A Comparison of Segmentation Methods for Semantic OctoMap Generation

Semantic mapping plays a critical role in enabling autonomous vehicles to understand and navigate complex environments. Instead of computationally demanding 3D segmentation of point clouds, we propose efficient segmentation on RGB images and projection of the corresponding LIDAR measurements on the semantic OctoMap. This study presents a comparative evaluation of different semantic segmentation methods and examines the impact of input image resolution on the accuracy of 3D semantic environment reconstruction, inference time, and computational resource usage. The experiments were conducted using an ROS 2-based pipeline that combines RGB images and LiDAR point clouds. Semantic segmentation is performed using ONNX-exported deep neural networks, with class predictions projected onto corresponding 3D LiDAR data using calibrated extrinsic.
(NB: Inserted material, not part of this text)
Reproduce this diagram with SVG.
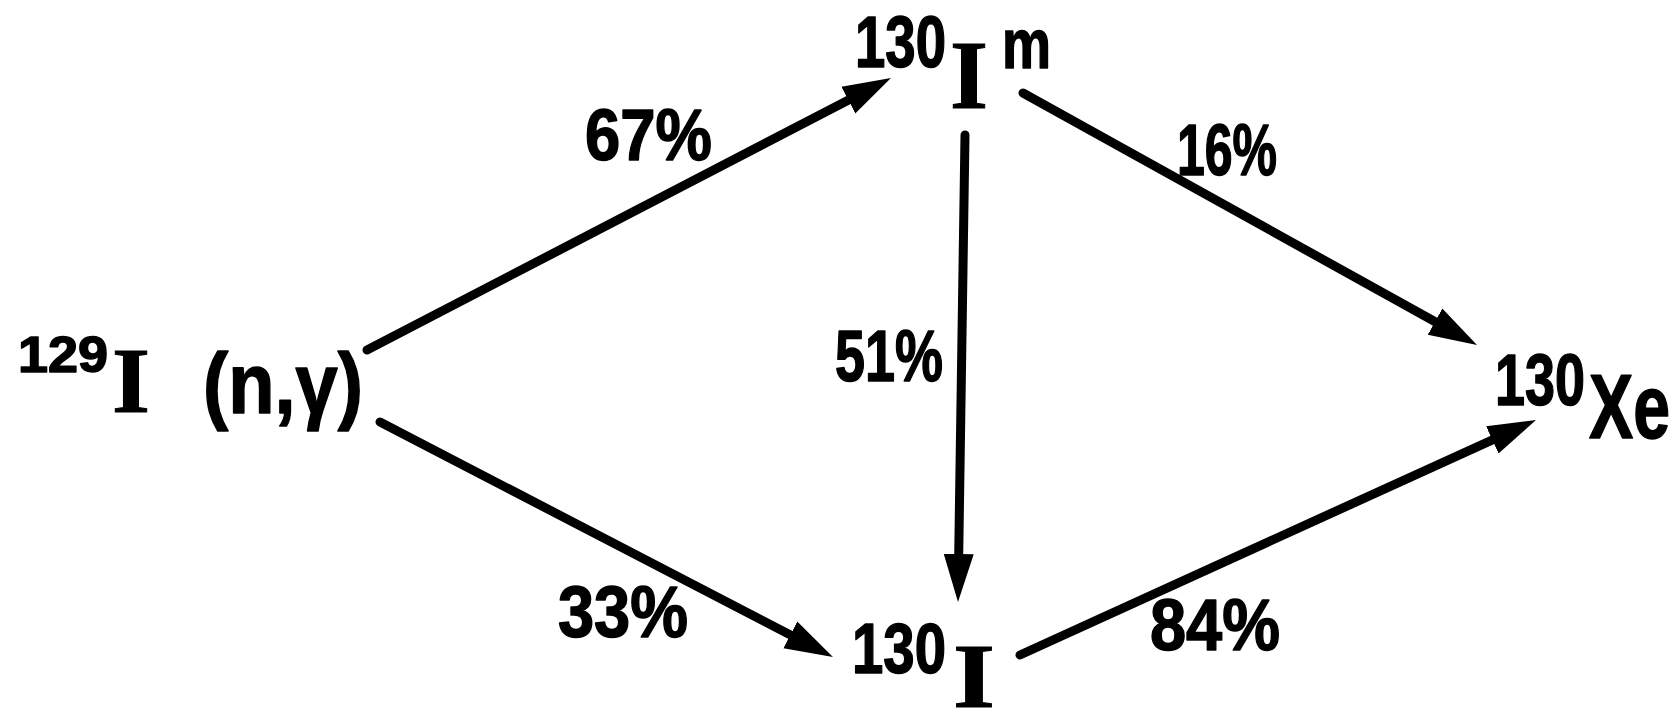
<svg xmlns="http://www.w3.org/2000/svg" width="1675" height="709" viewBox="0 0 1675 709">
<style>
.t{font-family:"Liberation Sans",Arial,sans-serif;font-weight:bold;fill:#000;stroke:#000;stroke-width:1.5;stroke-linejoin:round}
.s{font-family:"Liberation Serif","Times New Roman",serif;font-weight:bold;fill:#000;stroke:#000;stroke-width:1}
.c{stroke:#000;stroke-width:9;fill:none;stroke-linecap:round;marker-end:url(#ah)}
</style>
<defs>
<marker id="ah" viewBox="0 0 48 34" refX="28" refY="17" markerWidth="48" markerHeight="34" markerUnits="userSpaceOnUse" orient="auto">
<path d="M0,2 L48,17 L0,32 Z" fill="#000"/>
</marker>
</defs>
<rect width="1675" height="709" fill="#fff"/>
<g id="connectors">
<line class="c" x1="367" y1="350" x2="873.2" y2="87.2"/>
<line class="c" x1="380" y1="422" x2="815.2" y2="647.8"/>
<line class="c" x1="965" y1="135" x2="958.3" y2="582"/>
<line class="c" x1="1023" y1="93" x2="1459.5" y2="335.3"/>
<line class="c" x1="1020" y1="655" x2="1517.8" y2="428.3"/>
<text class="t" x="585" y="160" font-size="72" textLength="127" lengthAdjust="spacingAndGlyphs">67%</text>
<text class="t" x="1177" y="175" font-size="72" textLength="100" lengthAdjust="spacingAndGlyphs">16%</text>
<text class="t" x="835" y="381" font-size="72" textLength="108" lengthAdjust="spacingAndGlyphs">51%</text>
<text class="t" x="558" y="637" font-size="72" textLength="130" lengthAdjust="spacingAndGlyphs">33%</text>
<text class="t" x="1150" y="650" font-size="72" textLength="130" lengthAdjust="spacingAndGlyphs">84%</text>
</g>
<g id="node-129I">
<text class="t" x="18" y="372" font-size="50" textLength="90" lengthAdjust="spacingAndGlyphs">129</text>
<text class="s" x="112" y="412" font-size="94" textLength="38" lengthAdjust="spacingAndGlyphs">I</text>
<text class="t" x="203" y="413" font-size="85" textLength="160" lengthAdjust="spacingAndGlyphs">(n,γ)</text>
</g>
<g id="node-130Im">
<text class="t" x="855" y="67" font-size="72" textLength="91" lengthAdjust="spacingAndGlyphs">130</text>
<text class="s" x="950" y="108" font-size="98" textLength="38" lengthAdjust="spacingAndGlyphs">I</text>
<text class="t" x="1002" y="68" font-size="71" textLength="49" lengthAdjust="spacingAndGlyphs">m</text>
</g>
<g id="node-130Xe">
<text class="t" x="1495" y="405" font-size="72" textLength="90" lengthAdjust="spacingAndGlyphs">130</text>
<text class="t" x="1589" y="438" font-size="90" textLength="81" lengthAdjust="spacingAndGlyphs">Xe</text>
</g>
<g id="node-130I">
<text class="t" x="852" y="673" font-size="70" textLength="94" lengthAdjust="spacingAndGlyphs">130</text>
<text class="s" x="953" y="707" font-size="92" textLength="42" lengthAdjust="spacingAndGlyphs">I</text>
</g>
</svg>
The resulting semantically annotated point clouds are fused into a probabilistic 3D representation using an OctoMap, where each voxel stores both occupancy and semantic class information. Multiple encoder–decoder architectures with various backbone configurations are evaluated in terms of segmentation quality, latency, memory footprint, and GPU utilization. Furthermore, a comparison between high and low image resolutions is conducted to assess trade-offs between model accuracy and real-time applicability.